As you can very well imagine, I was more concerned that my RA was perhaps secretly illiterate. But the letter was passed on to the Resident Director of the building, and then later to campus police, who also asked me to recount the assault and then answer a series of questions. Each question had one right answer and a million wrong answers. Because university administrations often spend more time trying to figure out the he-said-she-said than they do practicing sensitivity and making a person feel safe. I knew I was right, and something in the officer’s face told me she knew too. But the law does not have room to punish someone who pushes the boundaries of consent but knows the rules just enough to get away with it. And these questions had a funny way of putting me on the losing end of the fight.
“Don’t go near him,” the officer said, almost scolding me. “If he tries to talk to you, don’t try to be nice. Don’t go to the same places as him.” All I could think of was how I wouldn’t touch this man with a ten foot pole unless it had a taser at the end of it, and how maybe he shouldn’t be going to the same places as me. And why weren’t they telling these things to him? Last in the spiel was that they told me it was not my fault. I was in tears by this point. Not because I felt responsible, but because of the sheer frustration in realizing that I would have to recount this event over and over and over if I wanted something to be done. But more likely than not, nothing would happen. My letter would go in the garbage. My assailant would go on about his life. And I guess that’s why I can’t forgive. If I didn’t feel alone in condemning his behavior, if others could help me make him see that what he did was not okay, I would feel vindicated. Instead, I began to understand why lots of women don’t bother to report incidents of sexual assault.
It’s safe to say many cases of Internet vigilantism go horribly, horribly wrong. But by taking her injustice to the Internet, Tucker Reed succeeded in revealing just how common her experiences were. Her name became permission for college-aged American women, who either never had the opportunity, or who felt discouraged or unsafe, to talk freely about their own assault. When she felt alone in the fight, she took to her own devices and discovered she wasn’t so alone after all.
I was told by two attorneys—I could post my rapist’s name to the Internet, if I felt it was necessary to my emotional health. And so I did. I posted both his and mine. It was my emphatic rejection of both invisibility and shame. Women from all over responded—thanking me, telling me that I had given them the courage to say the word “rape” and speak the name of their rapists. And for their sisterhood, I am profoundly grateful, because it helped make me feel visible and human again.

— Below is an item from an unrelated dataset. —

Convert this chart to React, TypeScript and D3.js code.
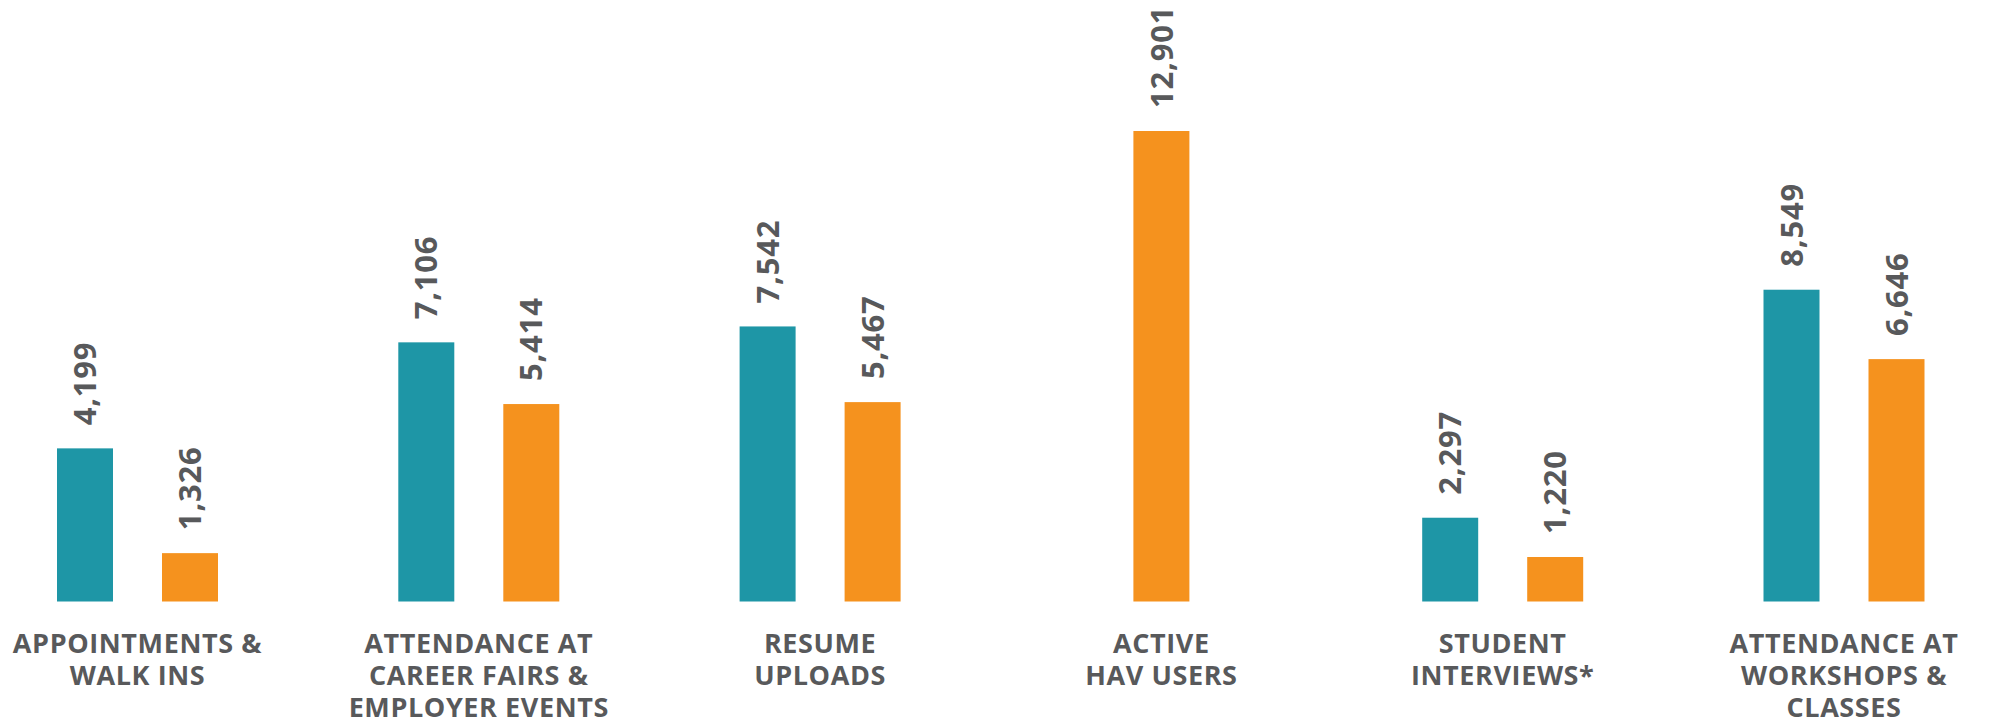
import React from "react";
import * as d3 from "d3";

const categories: string[][] = [
  ["APPOINTMENTS &", "WALK INS"],
  ["ATTENDANCE AT", "CAREER FAIRS &", "EMPLOYER EVENTS"],
  ["RESUME", "UPLOADS"],
  ["ACTIVE", "HAV USERS"],
  ["STUDENT", "INTERVIEWS*"],
  ["ATTENDANCE AT", "WORKSHOPS &", "CLASSES"],
];
const tealValues: (number | null)[] = [4199, 7106, 7542, null, 2297, 8549];
const orangeValues: (number | null)[] = [1326, 5414, 5467, 12901, 1220, 6646];

const W = 1990;
const H = 722;
const TEAL = "#1e96a6";
const ORANGE = "#f5921e";
const GRAY = "#58595b";
const FONT = "'Open Sans', sans-serif";

export default function App() {
  const x = d3
    .scalePoint<number>()
    .domain(categories.map((_, i) => i))
    .range([137.5, 1844]);
  const y = d3.scaleLinear().domain([0, 12901]).range([601.5, 131]);
  const barW = 56;
  const offset = 52.5;
  const fmt = d3.format(",");
  const valFont = 31;

  const bars: { cx: number; v: number; color: string }[] = [];
  categories.forEach((_, i) => {
    const c = x(i)!;
    const t = tealValues[i];
    const o = orangeValues[i];
    if (t != null && o != null) {
      bars.push({ cx: c - offset, v: t, color: TEAL });
      bars.push({ cx: c + offset, v: o, color: ORANGE });
    } else if (o != null) {
      bars.push({ cx: c, v: o, color: ORANGE });
    } else if (t != null) {
      bars.push({ cx: c, v: t, color: TEAL });
    }
  });

  return (
    <svg
      width={W}
      height={H}
      style={{ position: "absolute", left: 0, top: 0, background: "#fff" }}
    >
      {bars.map((b, i) => (
        <g key={i}>
          <rect
            x={b.cx - barW / 2}
            y={y(b.v)}
            width={barW}
            height={y(0) - y(b.v)}
            fill={b.color}
          />
          <text
            transform={`translate(${b.cx + valFont * 0.36},${y(b.v) - 23}) rotate(-90)`}
            fontFamily={FONT}
            fontWeight={700}
            fontSize={valFont}
            letterSpacing={0.8}
            fill={GRAY}
            textAnchor="start"
          >
            {fmt(b.v)}
          </text>
        </g>
      ))}
      {categories.map((lines, i) => (
        <text
          key={i}
          x={x(i)}
          y={653}
          fontFamily={FONT}
          fontWeight={700}
          fontSize={27}
          letterSpacing={0.6}
          fill={GRAY}
          textAnchor="middle"
        >
          {lines.map((l, j) => (
            <tspan key={j} x={x(i)} y={653 + j * 32}>
              {l}
            </tspan>
          ))}
        </text>
      ))}
    </svg>
  );
}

She also revealed just how absolutely bad universities are at dealing with assault cases. Despite their boasting of no-nonsense policies against sexual assault, there are countless examples proving otherwise. After an assault on the campus of Occidental College, the assailant was initially expelled, but then invited back as a student. He went on to rape three more women at Occidental. There was outrage that the administration would rather keep quiet about it than warn their students. At Amherst College, a student described its sexual assault and mental health resources as an impersonal bureaucracy that made it difficult and discouraging to press charges. At the University of Virginia, and William and Mary, incidents of rape were all reported but never followed up on. At Georgetown, the rapist was at first expelled, but this was then changed to a one-year suspension. At the University of North Carolina, after a sophomore spoke publicly about her rape and abuse, she faced expulsion while her abuser did not. I could go on.

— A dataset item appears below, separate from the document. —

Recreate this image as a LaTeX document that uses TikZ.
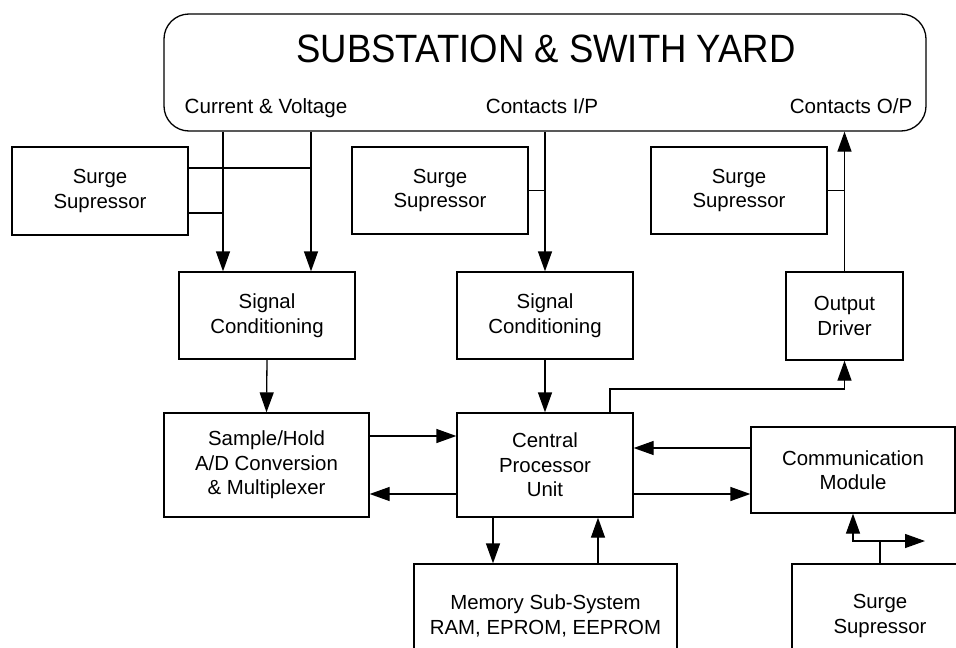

Title IX is the greatest inroad for university women to enforce policies against assault and rape, and yet many women are unfamiliar with it because they cannot talk openly about sexual assault and what to do about it. The few who know how to use it are often abandoned by the administration. If I’m a victim of anything, it’s of the aftermath. The truth is, sexual assault is an institutional problem, in American universities, in the military, and yeah pretty much everywhere. It persists because it is not universally condemned, and because these institutions send messages that it is okay, whether it’s through a job promotion, or a false threat of expulsion. They teach that an offense against a woman’s body is not nearly as serious as violating the school’s honor code, and they teach that rapists can get away with it. They get a slap on the wrist. They appeal and come back for another year. At every university, it is much easier to graduate as a rapist than it is to press charges and prove you have been raped.

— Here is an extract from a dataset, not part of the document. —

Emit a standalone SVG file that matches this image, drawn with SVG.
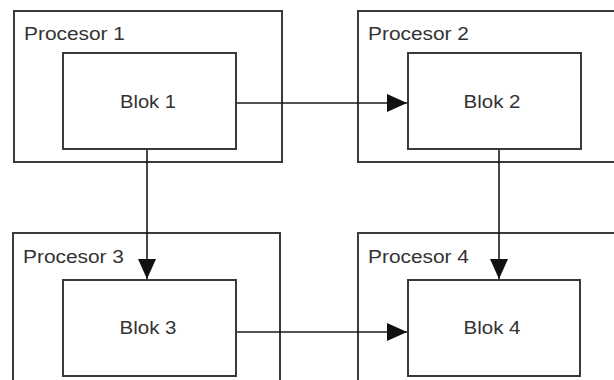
<svg xmlns="http://www.w3.org/2000/svg" width="614" height="380" viewBox="0 0 614 380">
  <style>
    .proc { fill: #ffffff; stroke: #3a3a3a; stroke-width: 2; }
    .blok { fill: #ffffff; stroke: #3a3a3a; stroke-width: 2; }
    .lbl { font-family: "Liberation Sans", Arial, sans-serif; font-size: 18px; fill: #333333; }
    .mid { text-anchor: middle; }
    .edge { fill: none; stroke: #1a1a1a; stroke-width: 1.6; }
  </style>
  <defs>
    <marker id="arrow" markerUnits="userSpaceOnUse" markerWidth="20" markerHeight="18"
            viewBox="0 0 20 18" refX="20" refY="9" orient="auto">
      <path d="M0,0 L20,9 L0,18 Z" fill="#111111"/>
    </marker>
  </defs>
  <rect width="614" height="380" fill="#ffffff"/>

  <!-- processors with their blocks -->
  <g id="procesor1">
    <rect class="proc" x="14" y="11" width="268" height="151"/>
    <text class="lbl" x="24" y="40" textLength="101" lengthAdjust="spacingAndGlyphs">Procesor 1</text>
  </g>
  <g id="procesor2">
    <rect class="proc" x="358" y="11" width="270" height="151"/>
    <text class="lbl" x="368" y="40" textLength="101" lengthAdjust="spacingAndGlyphs">Procesor 2</text>
  </g>
  <g id="procesor3">
    <rect class="proc" x="13" y="233" width="267" height="160"/>
    <text class="lbl" x="23" y="263" textLength="101" lengthAdjust="spacingAndGlyphs">Procesor 3</text>
  </g>
  <g id="procesor4">
    <rect class="proc" x="358" y="233" width="270" height="160"/>
    <text class="lbl" x="368" y="263" textLength="101" lengthAdjust="spacingAndGlyphs">Procesor 4</text>
  </g>

  <g id="blok1">
    <rect class="blok" x="63" y="53" width="173" height="96"/>
    <text class="lbl mid" x="148" y="108" textLength="56" lengthAdjust="spacingAndGlyphs">Blok 1</text>
  </g>
  <g id="blok2">
    <rect class="blok" x="408" y="53" width="173" height="96"/>
    <text class="lbl mid" x="492" y="108" textLength="57" lengthAdjust="spacingAndGlyphs">Blok 2</text>
  </g>
  <g id="blok3">
    <rect class="blok" x="63" y="280" width="173" height="96"/>
    <text class="lbl mid" x="148" y="334" textLength="57" lengthAdjust="spacingAndGlyphs">Blok 3</text>
  </g>
  <g id="blok4">
    <rect class="blok" x="408" y="280" width="172" height="96"/>
    <text class="lbl mid" x="492" y="334" textLength="57" lengthAdjust="spacingAndGlyphs">Blok 4</text>
  </g>

  <!-- connectors -->
  <g id="connectors">
    <line class="edge" x1="237" y1="103" x2="407" y2="103" marker-end="url(#arrow)"/>
    <line class="edge" x1="147" y1="150" x2="147" y2="279" marker-end="url(#arrow)"/>
    <line class="edge" x1="499" y1="150" x2="499" y2="279" marker-end="url(#arrow)"/>
    <line class="edge" x1="237" y1="332" x2="407" y2="332" marker-end="url(#arrow)"/>
  </g>
</svg>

My politics don’t come from a personal vendetta against my assailant. Do I have a vendetta against him? Certainly. I can tell you alllll the words that best describe him, which the BYSU stye guide will allow! I’m writing this, not out of some nascent anger toward a guy whose name and face I remember distinctly, but because in the past I was so concerned about playing down my victimhood that I was doing a disservice to myself and to others who have dealt with the same bullshit. This post is not about the guy who wronged me. This is about an institution that failed me, and it’s an institution that we’re all a part of, and rely on. In fact, this was my problem and Tucker Reed’s problem: We believed that our respective administrations would do right by us, and we were both incredibly mistaken.